Mexican Trucks Must Be on the Agenda This Week

Excruciatingly difficult political issues will be at the forefront when Mexican President Felipe Calderon comes to Washington this week, notably the murderous drug wars and the continued flow of illegal aliens from Mexico entering the United States. We hope the near-intractable does not become an excuse for inaction on the achievable — a resolution of the cross-border trucking issue, which prompted Mexico to impose retaliatory tariffs on U.S. exports of manufactured goods and agricultural products.
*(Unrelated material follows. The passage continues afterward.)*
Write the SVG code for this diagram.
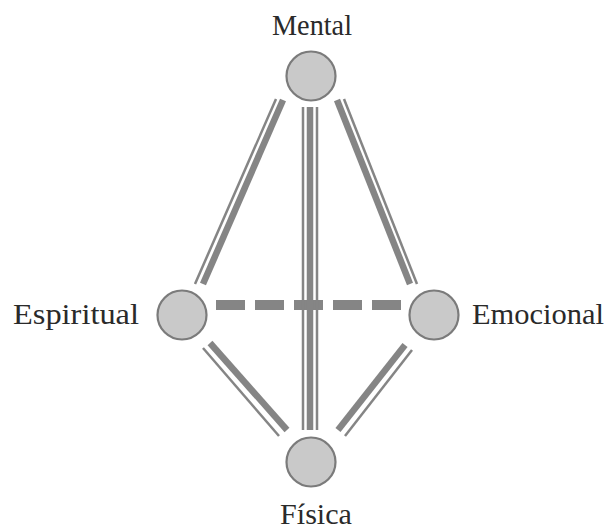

The New York Times reduces the dispute to a single reference in its preview, “Mexican Leader to Visit U.S. as Woes Mount“:

Though the two governments are at odds on a variety of issues, including the immigration crackdown and a dispute over allowing Mexican trucks to enter the United States, relations between Mr. Calderón and Mr. Obama are close, say aides on both sides. The state dinner that Mr. Obama will hold for Mr. Calderón on Wednesday is evidence, since such events have been rare in the Obama presidency.

Being compadres is nice, but it’s no substitute for action. As The Capital Press, a West Coast agriculture weekly and website editorialized in April, “Obama must back talk with action.” The editorial reports startling news that warrants wider circulation:

Last month ConAgra shut down its french fry plant in Prosser, Wash. It said the 20 percent tariff Mexico slapped on frozen fries has greatly reduced demand for the plant’s output. The Washington Potato Commission said the tariff has cost the potato industry $15 million in sales. California grape shippers say they’ve lost 70 percent of their Mexican business in the 12 months since the tariffs have been in place. Growers of impacted goods across the West say they have either lost sales entirely or have been forced to discount their price to account for the tariff.

Although the administration promised swift action to rectify the impasse, 13 months have passed without any tangible results or any indication of what that action might be. Growers and processors in California, Oregon, Washington and Idaho are literally paying the freight to keep the Teamsters happy.

As the NAM’s Doug Goudie pointed out in his post on Monday, about two-thirds of the $2.4 billion in U.S. exports being affected by Mexico’s retaliatory are manufactured goods.